Problem to work on: Start at the line that has "Convert this chart to Bokeh code." and stop at the line that has "from bokeh.resources import INLINE". Print those lines and all lines between them exactly, and nothing more.
* Begin Given data *
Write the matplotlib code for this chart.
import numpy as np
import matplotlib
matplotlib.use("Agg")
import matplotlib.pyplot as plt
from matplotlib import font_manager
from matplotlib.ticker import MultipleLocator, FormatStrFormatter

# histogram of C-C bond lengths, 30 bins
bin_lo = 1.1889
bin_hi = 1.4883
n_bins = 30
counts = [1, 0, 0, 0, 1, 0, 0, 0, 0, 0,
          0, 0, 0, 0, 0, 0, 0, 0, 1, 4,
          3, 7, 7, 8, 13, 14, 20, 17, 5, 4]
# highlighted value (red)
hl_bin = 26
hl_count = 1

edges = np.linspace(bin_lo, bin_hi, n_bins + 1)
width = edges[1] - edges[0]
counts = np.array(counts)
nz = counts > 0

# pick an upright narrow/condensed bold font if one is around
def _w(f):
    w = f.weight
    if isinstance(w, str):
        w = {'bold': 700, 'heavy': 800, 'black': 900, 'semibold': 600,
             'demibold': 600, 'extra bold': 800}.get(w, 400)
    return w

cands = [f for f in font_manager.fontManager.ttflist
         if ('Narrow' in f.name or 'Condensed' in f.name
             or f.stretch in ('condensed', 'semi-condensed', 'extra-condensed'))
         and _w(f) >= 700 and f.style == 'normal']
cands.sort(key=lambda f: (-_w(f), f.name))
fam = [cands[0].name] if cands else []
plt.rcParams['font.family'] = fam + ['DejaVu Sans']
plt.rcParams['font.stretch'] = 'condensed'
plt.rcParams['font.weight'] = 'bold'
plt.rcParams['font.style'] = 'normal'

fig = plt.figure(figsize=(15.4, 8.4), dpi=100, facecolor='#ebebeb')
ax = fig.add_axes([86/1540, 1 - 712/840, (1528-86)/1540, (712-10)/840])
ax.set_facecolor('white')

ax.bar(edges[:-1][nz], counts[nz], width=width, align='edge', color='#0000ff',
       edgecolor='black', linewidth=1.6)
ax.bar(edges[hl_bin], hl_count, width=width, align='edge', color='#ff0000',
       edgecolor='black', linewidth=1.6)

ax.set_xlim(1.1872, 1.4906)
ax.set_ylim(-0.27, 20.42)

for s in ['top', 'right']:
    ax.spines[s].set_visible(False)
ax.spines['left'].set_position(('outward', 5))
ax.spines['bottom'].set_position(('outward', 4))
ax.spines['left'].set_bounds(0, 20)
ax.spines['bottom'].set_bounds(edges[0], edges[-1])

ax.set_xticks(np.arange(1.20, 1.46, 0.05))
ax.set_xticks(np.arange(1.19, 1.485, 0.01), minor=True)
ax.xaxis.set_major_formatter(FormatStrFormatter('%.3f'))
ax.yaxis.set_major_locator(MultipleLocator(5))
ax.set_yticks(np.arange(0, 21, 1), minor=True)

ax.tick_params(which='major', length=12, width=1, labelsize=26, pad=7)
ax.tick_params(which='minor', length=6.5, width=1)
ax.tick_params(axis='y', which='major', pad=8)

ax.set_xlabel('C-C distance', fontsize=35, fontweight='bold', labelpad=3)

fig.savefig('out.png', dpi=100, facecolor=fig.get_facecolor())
* End Given data *
* Begin Given data *
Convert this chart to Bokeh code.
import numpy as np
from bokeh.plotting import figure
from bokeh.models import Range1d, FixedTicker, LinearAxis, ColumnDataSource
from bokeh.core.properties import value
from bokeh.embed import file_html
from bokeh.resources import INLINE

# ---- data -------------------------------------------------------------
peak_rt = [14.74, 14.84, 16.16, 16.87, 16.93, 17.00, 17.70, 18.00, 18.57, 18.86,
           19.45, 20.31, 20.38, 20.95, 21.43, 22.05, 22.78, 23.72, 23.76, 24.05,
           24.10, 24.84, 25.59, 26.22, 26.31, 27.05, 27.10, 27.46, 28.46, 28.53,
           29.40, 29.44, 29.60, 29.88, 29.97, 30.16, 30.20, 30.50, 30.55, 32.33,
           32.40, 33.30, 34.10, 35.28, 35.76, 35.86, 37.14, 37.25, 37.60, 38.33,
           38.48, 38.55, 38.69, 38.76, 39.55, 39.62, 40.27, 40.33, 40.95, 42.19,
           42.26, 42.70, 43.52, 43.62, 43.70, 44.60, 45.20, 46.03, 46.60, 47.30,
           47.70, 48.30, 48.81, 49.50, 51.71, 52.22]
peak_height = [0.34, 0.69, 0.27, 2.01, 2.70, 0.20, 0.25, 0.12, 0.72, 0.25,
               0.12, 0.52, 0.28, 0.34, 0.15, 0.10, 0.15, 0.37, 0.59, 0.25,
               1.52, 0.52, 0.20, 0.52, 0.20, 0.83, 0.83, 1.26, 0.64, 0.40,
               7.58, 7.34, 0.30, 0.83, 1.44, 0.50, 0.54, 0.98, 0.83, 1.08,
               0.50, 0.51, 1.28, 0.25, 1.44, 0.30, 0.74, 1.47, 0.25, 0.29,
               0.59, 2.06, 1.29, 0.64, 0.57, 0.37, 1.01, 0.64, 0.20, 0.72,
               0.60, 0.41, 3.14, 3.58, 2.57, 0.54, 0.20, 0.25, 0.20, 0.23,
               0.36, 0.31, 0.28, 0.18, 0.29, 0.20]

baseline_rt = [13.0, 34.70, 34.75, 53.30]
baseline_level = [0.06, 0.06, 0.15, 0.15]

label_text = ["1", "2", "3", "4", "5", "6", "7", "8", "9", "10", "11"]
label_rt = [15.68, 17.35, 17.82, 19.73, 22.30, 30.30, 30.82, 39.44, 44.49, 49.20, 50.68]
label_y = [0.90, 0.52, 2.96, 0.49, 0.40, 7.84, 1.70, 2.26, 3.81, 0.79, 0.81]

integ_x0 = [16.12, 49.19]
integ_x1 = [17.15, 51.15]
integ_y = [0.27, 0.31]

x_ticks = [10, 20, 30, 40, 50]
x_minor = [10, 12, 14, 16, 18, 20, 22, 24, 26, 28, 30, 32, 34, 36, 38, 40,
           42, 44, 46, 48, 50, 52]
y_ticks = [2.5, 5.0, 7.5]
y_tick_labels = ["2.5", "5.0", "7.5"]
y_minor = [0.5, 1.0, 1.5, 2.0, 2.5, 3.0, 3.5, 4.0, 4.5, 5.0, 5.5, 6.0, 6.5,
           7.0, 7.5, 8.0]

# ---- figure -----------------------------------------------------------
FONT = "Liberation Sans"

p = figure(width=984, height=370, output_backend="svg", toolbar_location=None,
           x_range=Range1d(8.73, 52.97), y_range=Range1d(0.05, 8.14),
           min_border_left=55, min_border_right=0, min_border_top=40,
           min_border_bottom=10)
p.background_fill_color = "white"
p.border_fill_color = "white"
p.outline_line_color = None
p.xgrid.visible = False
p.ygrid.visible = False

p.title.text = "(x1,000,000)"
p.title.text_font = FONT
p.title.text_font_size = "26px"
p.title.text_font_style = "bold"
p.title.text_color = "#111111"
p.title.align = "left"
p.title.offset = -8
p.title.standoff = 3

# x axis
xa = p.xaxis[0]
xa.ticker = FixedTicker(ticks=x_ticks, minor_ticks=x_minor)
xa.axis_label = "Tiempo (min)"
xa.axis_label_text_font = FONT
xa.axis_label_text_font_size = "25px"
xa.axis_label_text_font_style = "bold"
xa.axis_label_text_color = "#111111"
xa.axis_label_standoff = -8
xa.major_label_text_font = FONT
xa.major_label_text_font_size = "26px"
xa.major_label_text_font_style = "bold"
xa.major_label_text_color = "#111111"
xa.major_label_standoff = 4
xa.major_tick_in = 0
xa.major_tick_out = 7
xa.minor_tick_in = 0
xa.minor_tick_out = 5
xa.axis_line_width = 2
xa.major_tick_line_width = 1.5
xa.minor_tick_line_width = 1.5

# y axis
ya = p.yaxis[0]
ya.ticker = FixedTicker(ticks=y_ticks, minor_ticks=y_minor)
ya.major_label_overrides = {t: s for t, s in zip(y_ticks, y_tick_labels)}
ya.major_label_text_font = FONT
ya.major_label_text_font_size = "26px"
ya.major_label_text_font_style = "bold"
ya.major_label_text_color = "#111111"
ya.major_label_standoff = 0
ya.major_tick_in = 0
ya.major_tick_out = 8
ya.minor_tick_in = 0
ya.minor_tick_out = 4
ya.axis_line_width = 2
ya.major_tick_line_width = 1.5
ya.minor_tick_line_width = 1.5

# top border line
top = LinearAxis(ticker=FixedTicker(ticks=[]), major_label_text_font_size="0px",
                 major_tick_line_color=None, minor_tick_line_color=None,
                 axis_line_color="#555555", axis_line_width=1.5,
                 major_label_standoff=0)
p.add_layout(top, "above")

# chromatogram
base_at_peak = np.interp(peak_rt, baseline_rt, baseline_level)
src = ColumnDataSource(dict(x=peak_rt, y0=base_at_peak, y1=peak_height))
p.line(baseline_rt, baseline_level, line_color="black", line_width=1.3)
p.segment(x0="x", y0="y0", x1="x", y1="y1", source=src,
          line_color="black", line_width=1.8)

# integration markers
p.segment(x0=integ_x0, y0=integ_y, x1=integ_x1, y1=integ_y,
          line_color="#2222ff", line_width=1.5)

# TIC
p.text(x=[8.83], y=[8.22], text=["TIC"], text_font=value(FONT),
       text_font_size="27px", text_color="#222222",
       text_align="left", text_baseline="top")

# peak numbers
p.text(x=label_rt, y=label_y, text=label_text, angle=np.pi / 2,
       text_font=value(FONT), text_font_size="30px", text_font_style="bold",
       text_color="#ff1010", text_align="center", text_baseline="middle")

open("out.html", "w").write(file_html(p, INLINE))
* End Given data *
Answer in full:
Convert this chart to Bokeh code.
import numpy as np
from bokeh.plotting import figure
from bokeh.models import Range1d, FixedTicker, LinearAxis, ColumnDataSource
from bokeh.core.properties import value
from bokeh.embed import file_html
from bokeh.resources import INLINE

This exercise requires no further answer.